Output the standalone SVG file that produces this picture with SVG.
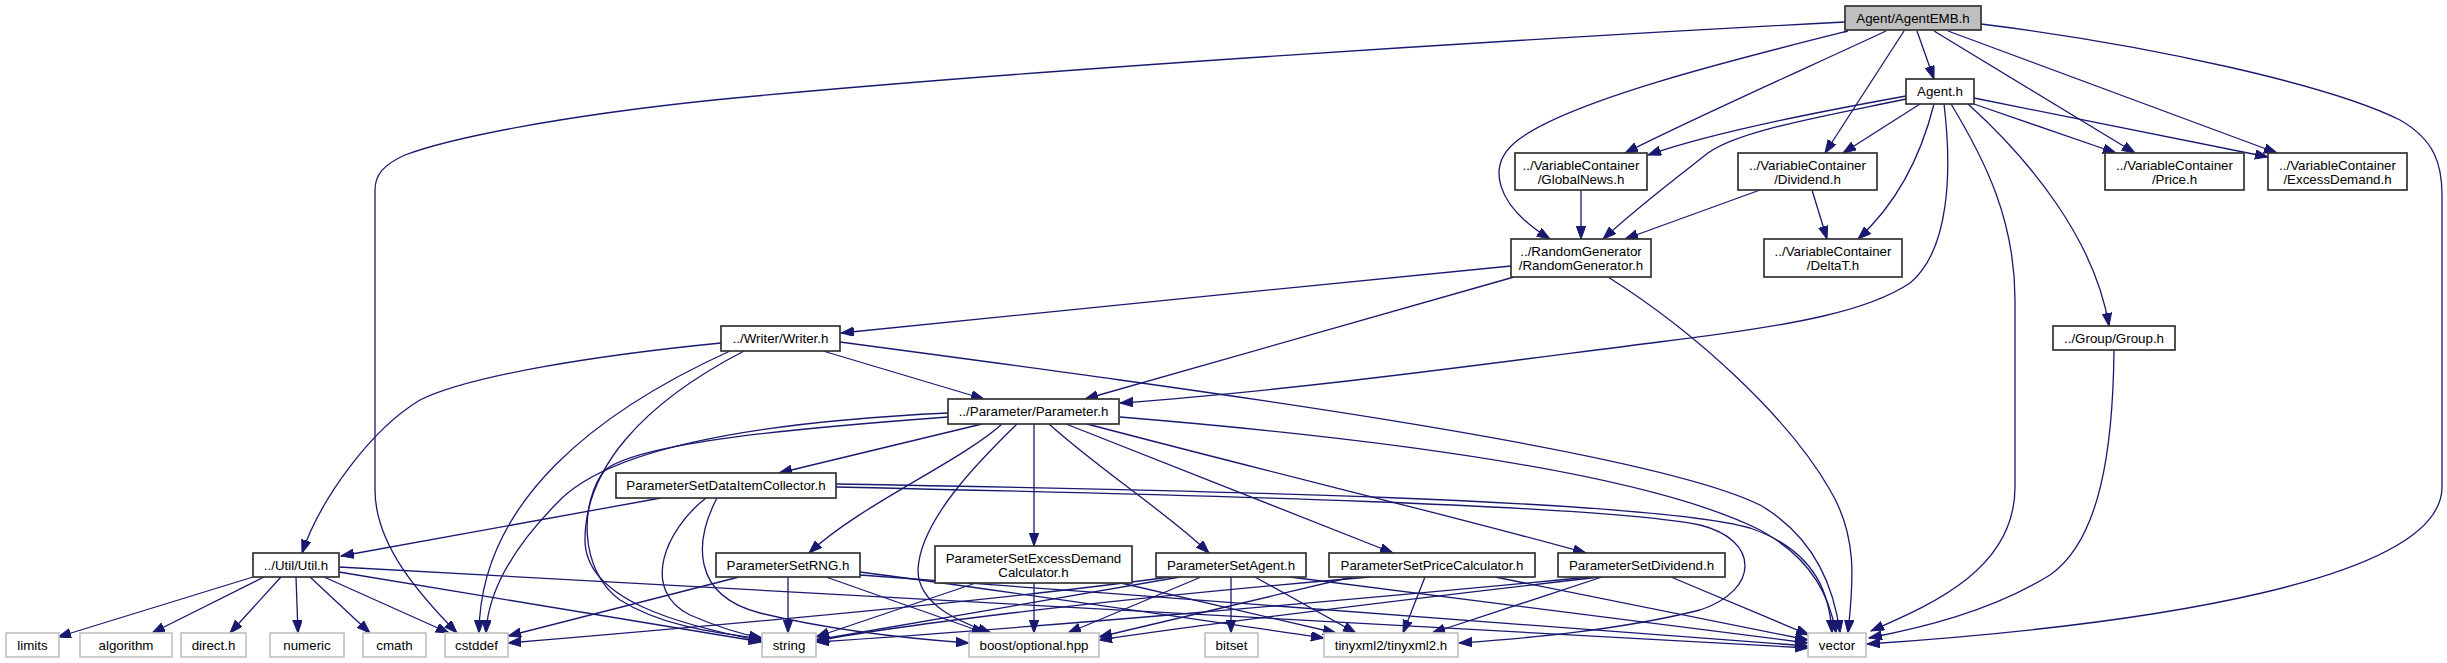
<svg xmlns="http://www.w3.org/2000/svg" width="2447" height="663" viewBox="0 0 2447 663">
<style>
.n rect{fill:#fff;stroke:#333;stroke-width:1.7}
.n.root rect{fill:#bfbfbf}
.n.sys rect{stroke:#c4c4c4}
.n text{font-family:"Liberation Sans",Arial,Helvetica,sans-serif;font-size:13.33px;fill:#000;text-anchor:middle}
#edges path{fill:none;stroke:#191970;stroke-width:1.3;marker-end:url(#ah)}
</style>
<defs>
<marker id="ah" markerUnits="userSpaceOnUse" markerWidth="14" markerHeight="10" refX="13" refY="4.7" orient="auto">
<path d="M0,0 L13,4.7 L0,9.4 z" fill="#191970" stroke="#191970" stroke-width="1"/>
</marker>
</defs>
<rect width="2447" height="663" fill="#fff"/>
<g id="edges">
<path d="M1845,22 C1500,40 1000,72 714,100 C560,116 450,138 405,155 C383,165 375,175 375,190 L375,490 C375,545 420,595 457,633"/>
<path d="M1848,31 C1740,58 1570,100 1518,140 C1485,165 1495,205 1550,239"/>
<path d="M1886,31 C1820,62 1700,115 1625,153"/>
<path d="M1904,31 L1825,153"/>
<path d="M1917,31 L1934,79"/>
<path d="M1934,31 L2135,153"/>
<path d="M1948,31 L2277,153"/>
<path d="M1981,24 C2150,45 2330,85 2400,120 C2435,140 2442,165 2442,195 L2442,487 C2442,580 2150,625 1867,644"/>
<path d="M1906,96 C1840,108 1720,130 1648,155"/>
<path d="M1906,99 C1830,115 1740,130 1708,153 C1680,175 1640,205 1603,239"/>
<path d="M1920,104 L1843,153"/>
<path d="M1934,104 C1920,160 1895,205 1858,239"/>
<path d="M1944,104 C1952,170 1950,250 1910,283 C1870,310 1800,325 1659,342 C1500,362 1300,390 1120,403"/>
<path d="M1951,104 C1985,160 2015,220 2015,300 L2015,487 C2015,570 1930,605 1871,631"/>
<path d="M1968,104 C2030,160 2095,240 2109,326"/>
<path d="M1974,104 L2116,153"/>
<path d="M1974,98 L2268,157"/>
<path d="M1581,190 L1581,239"/>
<path d="M1760,190 L1625,239"/>
<path d="M1812,190 L1827,239"/>
<path d="M1511,266 C1300,287 1000,316 841,333"/>
<path d="M1514,277 L1085,399"/>
<path d="M1608,277 C1700,335 1790,420 1830,490 C1860,540 1852,590 1848,633"/>
<path d="M823,351 L984,399"/>
<path d="M721,343 C600,355 470,375 420,400 C370,430 320,500 302,553"/>
<path d="M730,351 C600,410 480,500 479,633"/>
<path d="M744,351 C640,405 585,470 585,540 C585,600 680,625 762,641"/>
<path d="M840,342 C1200,390 1650,450 1760,505 C1820,540 1835,595 1840,633"/>
<path d="M948,413 C800,420 620,440 560,500 C515,545 488,590 486,633"/>
<path d="M948,417 C800,428 640,442 605,470 C580,500 578,570 620,600 C665,628 720,633 762,639"/>
<path d="M982,424 L779,473"/>
<path d="M1002,424 C960,462 860,505 809,553"/>
<path d="M1017,424 C980,460 920,520 918,570 C918,605 960,622 991,633"/>
<path d="M1034,424 L1034,546"/>
<path d="M1049,424 C1100,470 1170,515 1209,553"/>
<path d="M1066,424 L1393,553"/>
<path d="M1087,424 C1300,480 1450,515 1586,553"/>
<path d="M1120,417 C1400,440 1650,475 1760,530 C1815,560 1830,600 1836,633"/>
<path d="M2114,350 C2113,450 2100,540 2050,575 C1990,612 1920,628 1869,638"/>
<path d="M661,498 L341,556"/>
<path d="M706,498 C665,530 640,590 690,615 C720,628 740,634 762,638"/>
<path d="M717,498 C695,540 690,595 760,613 C830,630 900,638 969,643"/>
<path d="M836,487 C1200,495 1600,505 1700,525 C1760,540 1760,590 1700,610 C1620,630 1530,638 1459,643"/>
<path d="M836,484 C1200,490 1650,500 1750,528 C1820,552 1830,600 1832,633"/>
<path d="M253,577 L58,637"/>
<path d="M264,577 L152,633"/>
<path d="M281,577 L230,633"/>
<path d="M296,577 L298,633"/>
<path d="M310,577 L370,633"/>
<path d="M324,577 L449,633"/>
<path d="M339,572 L762,642"/>
<path d="M339,567 L1808,648"/>
<path d="M739,577 L508,636"/>
<path d="M788,577 L788,633"/>
<path d="M826,577 L985,633"/>
<path d="M860,572 C1000,590 1200,620 1324,638"/>
<path d="M860,575 C1200,600 1600,630 1808,646"/>
<path d="M976,583 L816,637"/>
<path d="M1034,583 L1034,633"/>
<path d="M1121,583 L1336,633"/>
<path d="M1170,577 C1000,600 700,627 508,643"/>
<path d="M1180,577 L816,640"/>
<path d="M1201,577 L1068,633"/>
<path d="M1231,577 L1231,633"/>
<path d="M1255,577 L1356,633"/>
<path d="M1290,577 C1500,605 1700,630 1808,643"/>
<path d="M1370,577 C1100,600 900,625 816,641"/>
<path d="M1352,577 L1099,637"/>
<path d="M1425,577 L1403,633"/>
<path d="M1495,577 L1808,640"/>
<path d="M1590,577 C1300,605 1000,630 816,642"/>
<path d="M1600,577 C1400,600 1200,625 1099,640"/>
<path d="M1602,577 L1432,633"/>
<path d="M1671,577 L1809,635"/>
</g>
<g id="n-agentemb" class="n root"><rect x="1845" y="6" width="136" height="24"/><text x="1913" y="22.5">Agent/AgentEMB.h</text></g>
<g id="n-agent" class="n"><rect x="1906" y="79" width="68" height="25"/><text x="1940" y="96">Agent.h</text></g>
<g id="n-globalnews" class="n"><rect x="1515" y="153" width="132" height="37"/><text x="1581" y="170">../VariableContainer</text><text x="1581" y="184">/GlobalNews.h</text></g>
<g id="n-dividend" class="n"><rect x="1738" y="153" width="139" height="37"/><text x="1807.5" y="170">../VariableContainer</text><text x="1807.5" y="184">/Dividend.h</text></g>
<g id="n-price" class="n"><rect x="2105" y="153" width="139" height="37"/><text x="2174.5" y="170">../VariableContainer</text><text x="2174.5" y="184">/Price.h</text></g>
<g id="n-excessdemand" class="n"><rect x="2268" y="153" width="139" height="37"/><text x="2337.5" y="170">../VariableContainer</text><text x="2337.5" y="184">/ExcessDemand.h</text></g>
<g id="n-randomgenerator" class="n"><rect x="1511" y="239" width="140" height="38"/><text x="1581" y="256">../RandomGenerator</text><text x="1581" y="270">/RandomGenerator.h</text></g>
<g id="n-deltat" class="n"><rect x="1764" y="239" width="138" height="38"/><text x="1833" y="256">../VariableContainer</text><text x="1833" y="270">/DeltaT.h</text></g>
<g id="n-group" class="n"><rect x="2053" y="326" width="122" height="24"/><text x="2114" y="342.5">../Group/Group.h</text></g>
<g id="n-writer" class="n"><rect x="721" y="326" width="119" height="25"/><text x="780.5" y="343">../Writer/Writer.h</text></g>
<g id="n-parameter" class="n"><rect x="948" y="399" width="171" height="25"/><text x="1033.5" y="416">../Parameter/Parameter.h</text></g>
<g id="n-psdataitem" class="n"><rect x="616" y="473" width="220" height="25"/><text x="726" y="490">ParameterSetDataItemCollector.h</text></g>
<g id="n-util" class="n"><rect x="253" y="553" width="86" height="24"/><text x="296" y="569.5">../Util/Util.h</text></g>
<g id="n-psrng" class="n"><rect x="716" y="553" width="144" height="24"/><text x="788" y="569.5">ParameterSetRNG.h</text></g>
<g id="n-psexcess" class="n"><rect x="935" y="546" width="197" height="37"/><text x="1033.5" y="563">ParameterSetExcessDemand</text><text x="1033.5" y="577">Calculator.h</text></g>
<g id="n-psagent" class="n"><rect x="1156" y="553" width="150" height="24"/><text x="1231" y="569.5">ParameterSetAgent.h</text></g>
<g id="n-psprice" class="n"><rect x="1329" y="553" width="206" height="24"/><text x="1432" y="569.5">ParameterSetPriceCalculator.h</text></g>
<g id="n-psdividend" class="n"><rect x="1558" y="553" width="167" height="24"/><text x="1641.5" y="569.5">ParameterSetDividend.h</text></g>
<g id="n-limits" class="n sys"><rect x="6" y="633" width="53" height="24"/><text x="32.5" y="649.5">limits</text></g>
<g id="n-algorithm" class="n sys"><rect x="80" y="633" width="92" height="24"/><text x="126" y="649.5">algorithm</text></g>
<g id="n-direct" class="n sys"><rect x="181" y="633" width="65" height="24"/><text x="213.5" y="649.5">direct.h</text></g>
<g id="n-numeric" class="n sys"><rect x="270" y="633" width="74" height="24"/><text x="307" y="649.5">numeric</text></g>
<g id="n-cmath" class="n sys"><rect x="363" y="633" width="63" height="24"/><text x="394.5" y="649.5">cmath</text></g>
<g id="n-cstddef" class="n sys"><rect x="445" y="633" width="63" height="24"/><text x="476.5" y="649.5">cstddef</text></g>
<g id="n-string" class="n sys"><rect x="762" y="633" width="54" height="24"/><text x="789" y="649.5">string</text></g>
<g id="n-boost" class="n sys"><rect x="969" y="633" width="130" height="24"/><text x="1034" y="649.5">boost/optional.hpp</text></g>
<g id="n-bitset" class="n sys"><rect x="1205" y="633" width="53" height="24"/><text x="1231.5" y="649.5">bitset</text></g>
<g id="n-tinyxml2" class="n sys"><rect x="1324" y="633" width="134" height="24"/><text x="1391" y="649.5">tinyxml2/tinyxml2.h</text></g>
<g id="n-vector" class="n sys"><rect x="1808" y="633" width="58" height="24"/><text x="1837" y="649.5">vector</text></g>
</svg>
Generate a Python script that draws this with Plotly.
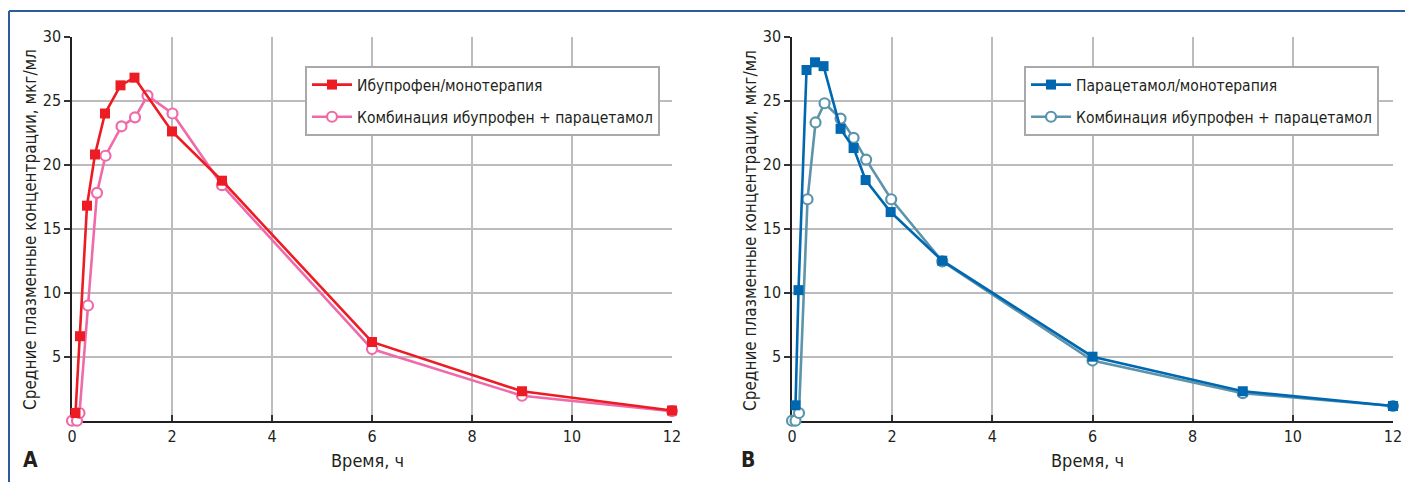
import plotly.graph_objects as go

# ---- Data ----
# Panel A: ibuprofen
ibu_mono_t = [0.07, 0.16, 0.30, 0.46, 0.66, 0.97, 1.25, 2.0, 3.0, 6.0, 9.0, 12.0]
ibu_mono_c = [0.6, 6.6, 16.8, 20.8, 24.0, 26.2, 26.8, 22.6, 18.75, 6.15, 2.3, 0.8]
ibu_combo_t = [0.0, 0.1, 0.15, 0.32, 0.5, 0.67, 0.99, 1.26, 1.51, 2.01, 3.0, 6.0, 9.0, 12.0]
ibu_combo_c = [0.0, 0.0, 0.6, 9.0, 17.8, 20.7, 23.0, 23.7, 25.4, 24.0, 18.4, 5.6, 1.95, 0.75]

# Panel B: paracetamol
par_mono_t = [0.07, 0.13, 0.29, 0.46, 0.63, 0.97, 1.23, 1.47, 1.97, 3.0, 6.0, 9.0, 12.0]
par_mono_c = [1.2, 10.2, 27.4, 28.0, 27.7, 22.8, 21.3, 18.8, 16.3, 12.5, 5.0, 2.3, 1.15]
par_combo_t = [0.0, 0.07, 0.14, 0.31, 0.47, 0.65, 0.97, 1.23, 1.48, 1.98, 3.0, 6.0, 9.0, 12.0]
par_combo_c = [0.0, 0.0, 0.6, 17.3, 23.3, 24.8, 23.6, 22.1, 20.4, 17.3, 12.45, 4.7, 2.15, 1.15]

x_ticks = [0, 2, 4, 6, 8, 10, 12]
y_ticks = [5, 10, 15, 20, 25, 30]

name_ibu_mono = "Ибупрофен/монотерапия"
name_par_mono = "Парацетамол/монотерапия"
name_combo = "Комбинация ибупрофен + парацетамол"
x_title = "Время, ч"
y_title = "Средние плазменные концентрации, мкг/мл"
panel_labels = ["A", "B"]

# ---- Styling ----
FONT = "DejaVu Sans Condensed, Liberation Sans Narrow, Roboto, sans-serif"
TXT = "#231f20"
RED = "#ed1c24"
PINK = "#f06aa9"
BLUE = "#0067b1"
TEAL = "#5b94ab"
GRID = "#bcbcbf"

W, H = 1405, 482

def px_x(p):
    return p / W

def px_y(p):
    return 1 - p / H

fig = go.Figure()

def combo_trace(xa, ya, legend, t, c, col):
    return go.Scatter(
        x=t, y=c, name=name_combo, mode="lines+markers", xaxis=xa, yaxis=ya,
        legend=legend, legendgroup="combo" + legend, legendrank=2,
        line=dict(color=col, width=2.6),
        marker=dict(symbol="circle", size=10, color="white",
                    line=dict(color=col, width=2.2)),
        cliponaxis=False,
    )

def mono_trace(xa, ya, legend, t, c, name, col):
    return go.Scatter(
        x=t, y=c, name=name, mode="lines+markers", xaxis=xa, yaxis=ya,
        legend=legend, legendgroup="mono" + legend, legendrank=1,
        line=dict(color=col, width=2.6),
        marker=dict(symbol="square", size=10, color=col),
        cliponaxis=False,
    )

fig.add_trace(combo_trace("x", "y", "legend", ibu_combo_t, ibu_combo_c, PINK))
fig.add_trace(mono_trace("x", "y", "legend", ibu_mono_t, ibu_mono_c, name_ibu_mono, RED))
fig.add_trace(combo_trace("x2", "y2", "legend2", par_combo_t, par_combo_c, TEAL))
fig.add_trace(mono_trace("x2", "y2", "legend2", par_mono_t, par_mono_c, name_par_mono, BLUE))

xa_common = dict(
    range=[0, 12], tickvals=x_ticks, showgrid=True, gridcolor=GRID, gridwidth=1.5,
    showline=True, linecolor="#231f20", linewidth=1.5, ticks="inside",
    ticklen=6, tickwidth=1.5, tickcolor="#333", zeroline=False,
    tickfont=dict(family=FONT, size=16, color=TXT), automargin=False,
    layer="below traces",
)
ya_common = dict(
    range=[0, 30], tickvals=y_ticks, showgrid=True, gridcolor=GRID, gridwidth=1.5,
    showline=True, linecolor="#231f20", linewidth=1.5, ticks="outside",
    ticklen=6, tickwidth=1.5, tickcolor="#333", zeroline=False,
    tickfont=dict(family=FONT, size=16, color=TXT), automargin=False,
    layer="below traces",
)

dom_a = [px_x(72), px_x(672)]
dom_b = [px_x(792), px_x(1393)]
dom_y = [px_y(420.7), px_y(36.7)]

legend_common = dict(
    xanchor="left", yanchor="top",
    bgcolor="white", bordercolor="#a7a9ac", borderwidth=2,
    font=dict(family=FONT, size=15.5, color=TXT),
    traceorder="grouped", tracegroupgap=9, itemwidth=40,
)

fig.update_layout(
    width=W, height=H,
    margin=dict(l=0, r=0, t=0, b=0),
    paper_bgcolor="white", plot_bgcolor="white",
    font=dict(family=FONT, color=TXT, size=16),
    xaxis=dict(domain=dom_a, anchor="y", **xa_common),
    yaxis=dict(domain=dom_y, anchor="x", **ya_common),
    xaxis2=dict(domain=dom_b, anchor="y2", **xa_common),
    yaxis2=dict(domain=dom_y, anchor="x2", **ya_common),
    legend=dict(x=px_x(305), y=px_y(66), **legend_common),
    legend2=dict(x=px_x(1024), y=px_y(66), **legend_common),
    showlegend=True,
)

annotations = []
for cx, lab_x, lab in [(30, 30, panel_labels[0]), (750, 748, panel_labels[1])]:
    annotations.append(dict(
        text=y_title, x=px_x(cx), y=px_y(230), xref="paper", yref="paper",
        textangle=-90, showarrow=False, xanchor="center", yanchor="middle",
        font=dict(family=FONT, size=17, color=TXT),
    ))
    annotations.append(dict(
        text="<b>" + lab + "</b>", x=px_x(lab_x), y=px_y(460), xref="paper", yref="paper",
        showarrow=False, xanchor="center", yanchor="middle",
        font=dict(family=FONT, size=21, color=TXT),
    ))
for cx in (367, 1087):
    annotations.append(dict(
        text=x_title, x=px_x(cx), y=px_y(460), xref="paper", yref="paper",
        showarrow=False, xanchor="center", yanchor="middle",
        font=dict(family=FONT, size=18, color=TXT),
    ))
fig.update_layout(annotations=annotations)

# blue frame around the figure (top and left edges visible)
FRAME = "#2b5d9c"
fig.add_shape(type="line", xref="paper", yref="paper",
              x0=px_x(9), x1=1.01, y0=px_y(11), y1=px_y(11),
              line=dict(color=FRAME, width=2))
fig.add_shape(type="line", xref="paper", yref="paper",
              x0=px_x(9), x1=px_x(9), y0=px_y(11), y1=-0.01,
              line=dict(color=FRAME, width=2))

# remove the default page margin so the figure fills the 1405x482 window
fig.write_html(
    "out.html",
    config={"displayModeBar": False},
    post_script="document.body.style.margin='0';document.body.style.overflow='hidden';",
)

> [Exercise prompt]: Figure out how many lines of the data above include "that", then give the number and nothing more.

> [Result for this exercise]: 2